● AIM OF THE TASK:
Take the line containing "Clone this chart in seaborn and matplotlib.", the line containing "ax.set_axisbelow(True)", and all lines between them, and transcribe them exactly. Leave out pictures.

____ RECORDS FOR PROCESSING

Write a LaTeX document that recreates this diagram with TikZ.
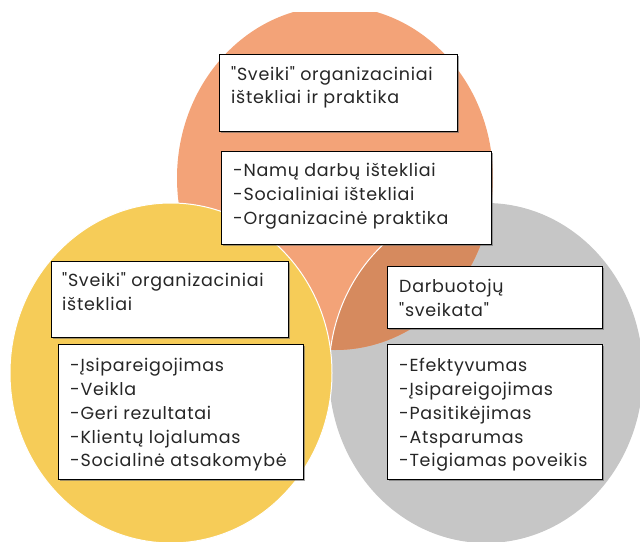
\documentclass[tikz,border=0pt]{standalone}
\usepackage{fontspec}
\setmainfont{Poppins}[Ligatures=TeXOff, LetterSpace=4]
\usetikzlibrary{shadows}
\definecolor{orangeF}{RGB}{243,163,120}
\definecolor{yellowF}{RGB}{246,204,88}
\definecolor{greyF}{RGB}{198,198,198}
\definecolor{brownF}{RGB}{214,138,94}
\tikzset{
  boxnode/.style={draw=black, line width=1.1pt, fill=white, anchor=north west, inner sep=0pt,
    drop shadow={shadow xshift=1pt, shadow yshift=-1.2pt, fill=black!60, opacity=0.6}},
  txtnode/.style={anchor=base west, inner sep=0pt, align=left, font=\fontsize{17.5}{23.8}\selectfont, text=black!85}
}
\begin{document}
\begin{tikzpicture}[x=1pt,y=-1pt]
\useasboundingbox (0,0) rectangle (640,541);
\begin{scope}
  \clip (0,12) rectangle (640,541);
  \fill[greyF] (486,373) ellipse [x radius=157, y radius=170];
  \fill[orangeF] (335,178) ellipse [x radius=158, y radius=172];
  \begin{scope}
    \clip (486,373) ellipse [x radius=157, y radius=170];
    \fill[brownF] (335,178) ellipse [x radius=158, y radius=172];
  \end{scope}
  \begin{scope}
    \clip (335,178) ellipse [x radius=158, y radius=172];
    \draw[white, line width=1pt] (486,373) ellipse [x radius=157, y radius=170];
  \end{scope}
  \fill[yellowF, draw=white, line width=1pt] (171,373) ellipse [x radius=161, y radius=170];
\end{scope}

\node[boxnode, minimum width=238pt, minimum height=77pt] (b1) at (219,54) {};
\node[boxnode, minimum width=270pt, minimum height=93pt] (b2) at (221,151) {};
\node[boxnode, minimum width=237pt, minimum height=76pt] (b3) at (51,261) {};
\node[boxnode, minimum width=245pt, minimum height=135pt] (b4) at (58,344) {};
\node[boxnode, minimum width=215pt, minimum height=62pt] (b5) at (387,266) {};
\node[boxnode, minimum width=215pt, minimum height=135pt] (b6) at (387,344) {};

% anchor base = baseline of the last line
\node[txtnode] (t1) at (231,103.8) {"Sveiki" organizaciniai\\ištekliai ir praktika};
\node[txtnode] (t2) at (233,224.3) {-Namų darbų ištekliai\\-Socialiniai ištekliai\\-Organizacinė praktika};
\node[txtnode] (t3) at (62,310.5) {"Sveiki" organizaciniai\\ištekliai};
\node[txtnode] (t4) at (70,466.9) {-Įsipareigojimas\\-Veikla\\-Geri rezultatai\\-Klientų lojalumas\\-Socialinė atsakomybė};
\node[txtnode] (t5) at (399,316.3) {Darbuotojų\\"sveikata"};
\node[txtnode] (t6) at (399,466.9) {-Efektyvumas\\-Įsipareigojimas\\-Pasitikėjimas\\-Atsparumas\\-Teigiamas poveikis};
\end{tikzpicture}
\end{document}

________
____ RECORDS FOR PROCESSING

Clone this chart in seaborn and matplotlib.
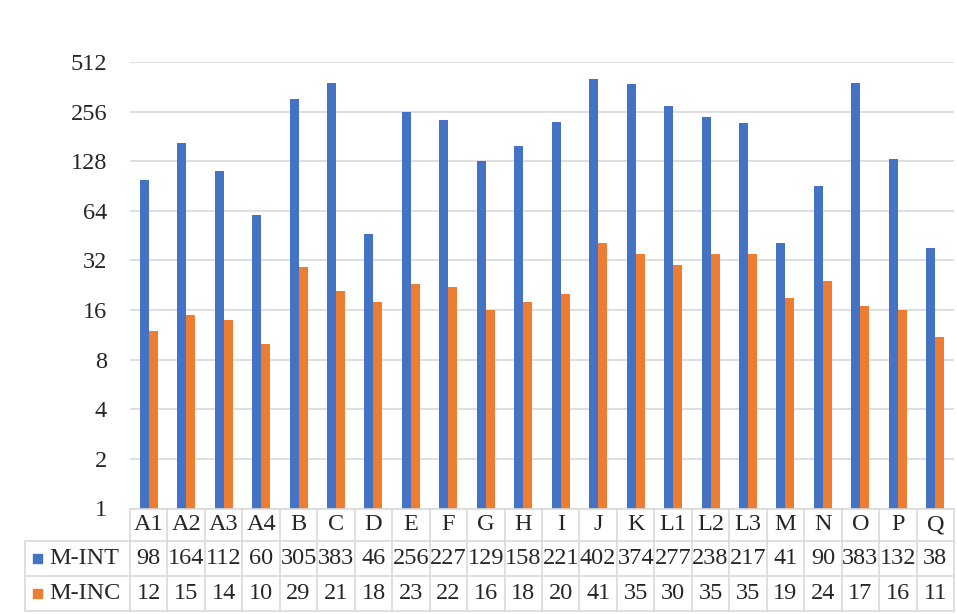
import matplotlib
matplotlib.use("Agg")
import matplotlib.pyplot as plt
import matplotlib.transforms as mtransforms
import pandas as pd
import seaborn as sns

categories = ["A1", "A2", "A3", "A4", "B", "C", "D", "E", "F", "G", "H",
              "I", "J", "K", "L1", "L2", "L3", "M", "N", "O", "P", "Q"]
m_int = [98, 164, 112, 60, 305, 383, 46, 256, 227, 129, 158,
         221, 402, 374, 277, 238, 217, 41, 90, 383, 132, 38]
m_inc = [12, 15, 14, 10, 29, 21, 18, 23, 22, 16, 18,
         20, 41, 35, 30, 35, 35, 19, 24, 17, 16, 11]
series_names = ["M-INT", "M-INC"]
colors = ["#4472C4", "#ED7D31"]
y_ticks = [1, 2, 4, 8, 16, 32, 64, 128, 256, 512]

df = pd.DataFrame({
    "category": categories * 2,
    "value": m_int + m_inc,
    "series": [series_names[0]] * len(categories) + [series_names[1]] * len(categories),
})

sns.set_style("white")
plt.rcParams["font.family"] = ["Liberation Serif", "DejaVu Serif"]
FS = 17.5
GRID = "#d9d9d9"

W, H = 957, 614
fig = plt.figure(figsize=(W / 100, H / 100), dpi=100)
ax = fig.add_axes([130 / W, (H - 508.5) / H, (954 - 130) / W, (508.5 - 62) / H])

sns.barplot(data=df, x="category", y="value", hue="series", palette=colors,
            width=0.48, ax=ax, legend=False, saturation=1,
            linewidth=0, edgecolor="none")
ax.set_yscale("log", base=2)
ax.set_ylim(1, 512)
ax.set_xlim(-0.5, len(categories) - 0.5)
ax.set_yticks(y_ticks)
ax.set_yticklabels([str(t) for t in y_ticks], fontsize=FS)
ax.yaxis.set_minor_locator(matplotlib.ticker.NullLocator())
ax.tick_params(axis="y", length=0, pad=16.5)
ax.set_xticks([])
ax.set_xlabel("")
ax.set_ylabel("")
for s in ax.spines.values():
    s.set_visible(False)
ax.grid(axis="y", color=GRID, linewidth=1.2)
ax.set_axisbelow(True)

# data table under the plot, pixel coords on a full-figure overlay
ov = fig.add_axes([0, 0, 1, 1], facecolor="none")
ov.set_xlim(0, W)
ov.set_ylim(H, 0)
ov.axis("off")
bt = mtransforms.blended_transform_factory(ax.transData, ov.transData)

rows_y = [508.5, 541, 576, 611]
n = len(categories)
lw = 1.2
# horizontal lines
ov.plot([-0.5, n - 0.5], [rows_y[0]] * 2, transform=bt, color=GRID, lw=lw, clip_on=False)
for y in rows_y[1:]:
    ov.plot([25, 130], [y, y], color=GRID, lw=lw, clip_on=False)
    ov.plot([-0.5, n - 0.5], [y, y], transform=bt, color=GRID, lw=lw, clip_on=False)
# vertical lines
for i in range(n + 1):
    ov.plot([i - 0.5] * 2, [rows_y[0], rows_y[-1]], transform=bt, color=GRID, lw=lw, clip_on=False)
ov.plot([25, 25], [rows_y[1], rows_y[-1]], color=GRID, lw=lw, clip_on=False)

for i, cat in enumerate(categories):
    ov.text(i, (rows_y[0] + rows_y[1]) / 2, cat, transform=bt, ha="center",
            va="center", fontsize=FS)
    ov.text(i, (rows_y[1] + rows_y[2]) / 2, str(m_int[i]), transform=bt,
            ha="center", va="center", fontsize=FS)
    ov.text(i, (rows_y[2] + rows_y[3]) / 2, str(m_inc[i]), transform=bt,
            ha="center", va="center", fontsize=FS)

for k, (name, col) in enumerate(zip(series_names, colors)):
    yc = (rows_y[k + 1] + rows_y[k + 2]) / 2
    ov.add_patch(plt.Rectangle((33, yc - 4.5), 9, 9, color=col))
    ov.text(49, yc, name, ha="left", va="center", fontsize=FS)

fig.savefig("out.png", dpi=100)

________
____ RECORDS FOR PROCESSING

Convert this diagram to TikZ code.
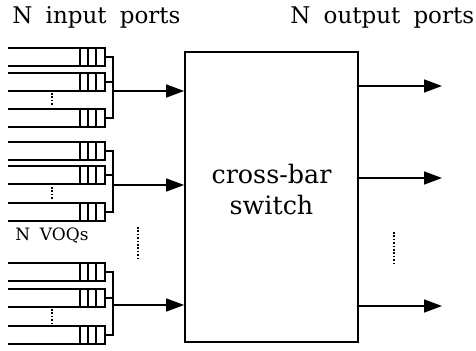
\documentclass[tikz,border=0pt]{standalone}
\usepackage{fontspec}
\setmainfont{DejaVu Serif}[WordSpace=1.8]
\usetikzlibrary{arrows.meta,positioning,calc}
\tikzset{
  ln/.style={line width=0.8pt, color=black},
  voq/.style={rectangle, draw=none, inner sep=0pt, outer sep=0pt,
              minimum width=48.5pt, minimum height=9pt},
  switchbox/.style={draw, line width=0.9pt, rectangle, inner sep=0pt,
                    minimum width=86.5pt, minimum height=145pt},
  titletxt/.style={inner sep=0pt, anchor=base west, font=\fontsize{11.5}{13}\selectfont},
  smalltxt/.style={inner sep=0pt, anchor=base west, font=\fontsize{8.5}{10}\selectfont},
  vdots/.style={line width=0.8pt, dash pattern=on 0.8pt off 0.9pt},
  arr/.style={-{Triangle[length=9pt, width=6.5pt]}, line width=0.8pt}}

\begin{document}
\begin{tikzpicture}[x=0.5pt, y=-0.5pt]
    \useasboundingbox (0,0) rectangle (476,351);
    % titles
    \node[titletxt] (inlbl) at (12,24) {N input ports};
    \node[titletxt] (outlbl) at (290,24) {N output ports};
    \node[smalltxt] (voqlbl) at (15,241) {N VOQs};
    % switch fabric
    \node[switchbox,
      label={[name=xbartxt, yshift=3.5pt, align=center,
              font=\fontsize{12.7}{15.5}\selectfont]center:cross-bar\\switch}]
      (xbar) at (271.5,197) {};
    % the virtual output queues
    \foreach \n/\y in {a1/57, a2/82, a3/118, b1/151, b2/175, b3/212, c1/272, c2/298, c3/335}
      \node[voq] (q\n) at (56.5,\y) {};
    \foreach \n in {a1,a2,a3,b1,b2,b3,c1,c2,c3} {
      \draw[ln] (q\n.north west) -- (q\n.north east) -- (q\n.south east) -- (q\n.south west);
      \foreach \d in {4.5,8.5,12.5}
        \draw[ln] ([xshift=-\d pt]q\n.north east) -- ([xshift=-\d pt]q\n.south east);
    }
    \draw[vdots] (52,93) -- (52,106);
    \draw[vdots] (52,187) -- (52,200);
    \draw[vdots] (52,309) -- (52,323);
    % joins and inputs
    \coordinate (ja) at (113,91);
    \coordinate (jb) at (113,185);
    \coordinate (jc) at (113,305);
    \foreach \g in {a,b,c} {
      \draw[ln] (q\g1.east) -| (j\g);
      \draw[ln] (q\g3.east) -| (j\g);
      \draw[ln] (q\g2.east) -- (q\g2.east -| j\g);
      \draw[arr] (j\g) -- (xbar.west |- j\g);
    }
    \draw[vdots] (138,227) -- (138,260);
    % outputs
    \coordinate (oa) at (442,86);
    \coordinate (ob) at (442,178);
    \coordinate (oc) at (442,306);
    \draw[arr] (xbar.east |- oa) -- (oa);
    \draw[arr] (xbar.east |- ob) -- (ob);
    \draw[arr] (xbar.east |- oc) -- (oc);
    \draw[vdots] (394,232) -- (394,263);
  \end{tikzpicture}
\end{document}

________

● ANSWER FOR THE TASK:
Clone this chart in seaborn and matplotlib.
import matplotlib
matplotlib.use("Agg")
import matplotlib.pyplot as plt
import matplotlib.transforms as mtransforms
import pandas as pd
import seaborn as sns

categories = ["A1", "A2", "A3", "A4", "B", "C", "D", "E", "F", "G", "H",
              "I", "J", "K", "L1", "L2", "L3", "M", "N", "O", "P", "Q"]
m_int = [98, 164, 112, 60, 305, 383, 46, 256, 227, 129, 158,
         221, 402, 374, 277, 238, 217, 41, 90, 383, 132, 38]
m_inc = [12, 15, 14, 10, 29, 21, 18, 23, 22, 16, 18,
         20, 41, 35, 30, 35, 35, 19, 24, 17, 16, 11]
series_names = ["M-INT", "M-INC"]
colors = ["#4472C4", "#ED7D31"]
y_ticks = [1, 2, 4, 8, 16, 32, 64, 128, 256, 512]

df = pd.DataFrame({
    "category": categories * 2,
    "value": m_int + m_inc,
    "series": [series_names[0]] * len(categories) + [series_names[1]] * len(categories),
})

sns.set_style("white")
plt.rcParams["font.family"] = ["Liberation Serif", "DejaVu Serif"]
FS = 17.5
GRID = "#d9d9d9"

W, H = 957, 614
fig = plt.figure(figsize=(W / 100, H / 100), dpi=100)
ax = fig.add_axes([130 / W, (H - 508.5) / H, (954 - 130) / W, (508.5 - 62) / H])

sns.barplot(data=df, x="category", y="value", hue="series", palette=colors,
            width=0.48, ax=ax, legend=False, saturation=1,
            linewidth=0, edgecolor="none")
ax.set_yscale("log", base=2)
ax.set_ylim(1, 512)
ax.set_xlim(-0.5, len(categories) - 0.5)
ax.set_yticks(y_ticks)
ax.set_yticklabels([str(t) for t in y_ticks], fontsize=FS)
ax.yaxis.set_minor_locator(matplotlib.ticker.NullLocator())
ax.tick_params(axis="y", length=0, pad=16.5)
ax.set_xticks([])
ax.set_xlabel("")
ax.set_ylabel("")
for s in ax.spines.values():
    s.set_visible(False)
ax.grid(axis="y", color=GRID, linewidth=1.2)
ax.set_axisbelow(True)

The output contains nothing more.